In evolutionary theory, the usual principle is that you look for the simplest explanation of what might have happened. That, as I might have mentioned at a conference on psychiatry at which I spoke last week, is why whatever else, psychiatrists might be, they certainly are NOT scientists.
F’rinstance, Freud, on encountering a young boy scared of horses went soaring off into reams and reams of discourse about how the horse represented his dad’s penis and the boy feared the horse because he thought his dad might chop his own off, or some such stupidity. When, in fact, the boy had on at least one previous occasion been badly scared by horses and had witnessed a horse collapse and die in front of him.
But hey! If you’re a psychiatrist, you’re sex obsessed anyway, and its hard to imagine the rest of the world is ANY different.
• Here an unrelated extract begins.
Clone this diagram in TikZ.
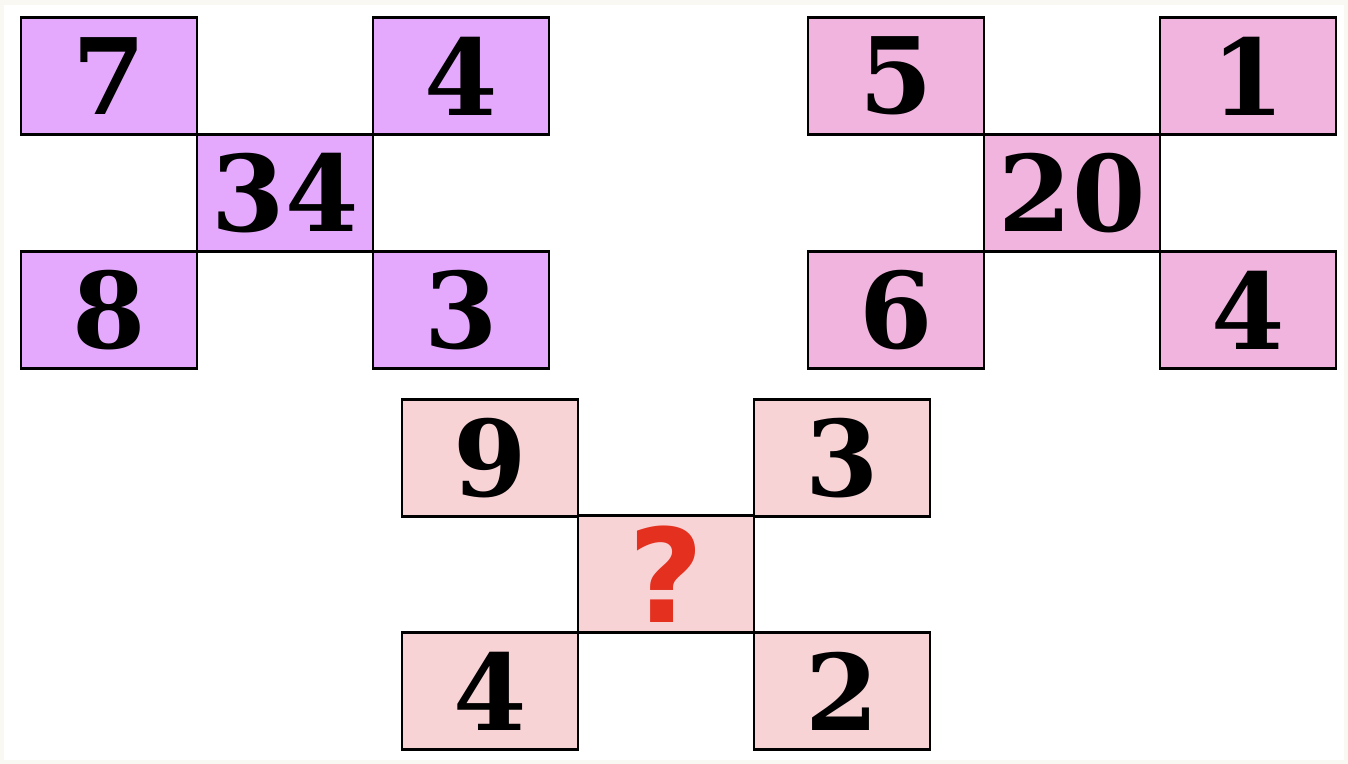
\documentclass[tikz,border=0pt]{standalone}
\usepackage{fontspec}
\setmainfont{DejaVu Serif}
\newfontfamily\qfont{DejaVu Sans}
\usepackage{xcolor}
\usetikzlibrary{positioning}

\definecolor{lilac}{HTML}{E4A9FC}
\definecolor{orchid}{HTML}{F1B4DF}
\definecolor{blush}{HTML}{F8D3D6}
\definecolor{qred}{HTML}{E3301F}
\definecolor{paper}{HTML}{FAF8F3}

\tikzset{
  cell/.style={draw=black, line width=0.75pt, minimum width=1.76cm, minimum height=1.17cm,
    inner sep=0pt, font=\fontsize{30}{34}\selectfont\bfseries},
}

\begin{document}
\begin{tikzpicture}[x=0.01cm,y=-0.01cm]
			% frame
			\fill[paper] (0,0) rectangle (1348,764);
			\fill[white] (4,5) rectangle (1344,760);
			\useasboundingbox (0,0) rectangle (1348,764);

			% Group 1: 7, 4, 8, 3 -> 34
			\node[cell, fill=lilac] (aTL) at (109,76)  {7};
			\node[cell, fill=lilac] (aTR) at (461,76)  {4};
			\node[cell, fill=lilac] (aC)  at (285,193) {34};
			\node[cell, fill=lilac] (aBL) at (109,310) {8};
			\node[cell, fill=lilac] (aBR) at (461,310) {3};

			% Group 2: 5, 1, 6, 4 -> 20
			\node[cell, fill=orchid] (bTL) at (896,76)  {5};
			\node[cell, fill=orchid] (bTR) at (1248,76) {1};
			\node[cell, fill=orchid] (bC)  at (1072,193) {20};
			\node[cell, fill=orchid] (bBL) at (896,310) {6};
			\node[cell, fill=orchid] (bBR) at (1248,310) {4};

			% Group 3: 9, 3, 4, 2 -> ?
			\node[cell, fill=blush] (cTL) at (490,458) {9};
			\node[cell, fill=blush] (cTR) at (842,458) {3};
			\node[cell, fill=blush, text=qred, font=\qfont\fontsize{37}{40}\selectfont\bfseries]
				(cC) at (666,574) {?};
			\node[cell, fill=blush] (cBL) at (490,691) {4};
			\node[cell, fill=blush] (cBR) at (842,691) {2};
\end{tikzpicture}
\end{document}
But back to the everyday. Once upon a time, like many (?), some (?), a few (?) blokes I wondered about being female. I’d focus on how women were and sometimes wonder why they did certain things the way they did. Some habits, around eating, around deportment, around a host of other activities struck me as effete: as display an almost studied feminine difference.
Men being women – the likes of “I’m a lady” David Walliams, and indeed, any other comic who has ever dragged up – would imitate and exaggerate those little nuances, introducing a degree of comedy along the way. Like what? We-ell, there’s the apparent excess delicacy that takes place when a woman cries: its out with the handkerchief, and a careful dabbing around the eyes. No such prissiness for blokes, who just grab the nearest tea towel and mop!
Too, back in the days when individuals carried handkerchiefs around, women seem to go in for much smaller items.
Then there’s delicate eating. Delicate drinking. And so on.
(And no: of course I’d never ascribe this behaviour to ALL women. Just it’s a sort of behaviour that women tend to display rather more than their male counterparts).
Not that long ago, though, I discovered the secret to, the reason for, the dabbing. It’s the mascara, stoopid! As a friend kindly suggested, when I became tearful: just dab gently underneath your eyes. Oh. Obvious when you think about it. Because the best you’ll achieve by rubbing a tissue across your eyes is going to be make-up removal and a bit of smearing: but most likely, the result will be an ugly black smudge.
Ditto eating. I enjoy my clothes and hate it when something new suddenly acquires grease spots, or worse: when a splash of Bolognese or chilli sauce adds red polka dots to an otherwise pristine white blouse. So I’m carefuller about how I eat. Much. Smaller bites. Far less lunging at food. Even, carting food around on a plate, I find myself being that much more, er, delicate. (And that’s all before you even start to factor in my new oestrogen-laden world, which makes me paranoid about my weight and very very careful about what I ingest).
So what’s the point? Well, as some actors and actresses would no doubt tell you: its all about the motivation, dear. I am neither praising nor ridiculing the behaviours themselves. Nor am I calling them definitional: you can be, it is your right to be, a woman and eat in any manner you see fit.
Rather, what I found far more interesting as I started to unpick this stuff, is that things that (male) society at large seems to see as affectation actually have some very rational explanations. At the same time, those who would caricature femininity need to understand the motivation better: to dig below the surface and sort out the primary stuff from the secondary.
Primary feminine stuff is in the decision to wear make-up (or not). Dabbing at your eyes with a tissue is not optional extra or pretentious mannerism: it’s a secondary, a logical consequence of wearing make-up and caring about how you look. If you don’t get that, as I begin to suspect many female impersonators don’t, then its no wonder that various attempts to imitate women come over all camp.
Because they’ve observed the mannerism – but haven’t for a moment understood why its there.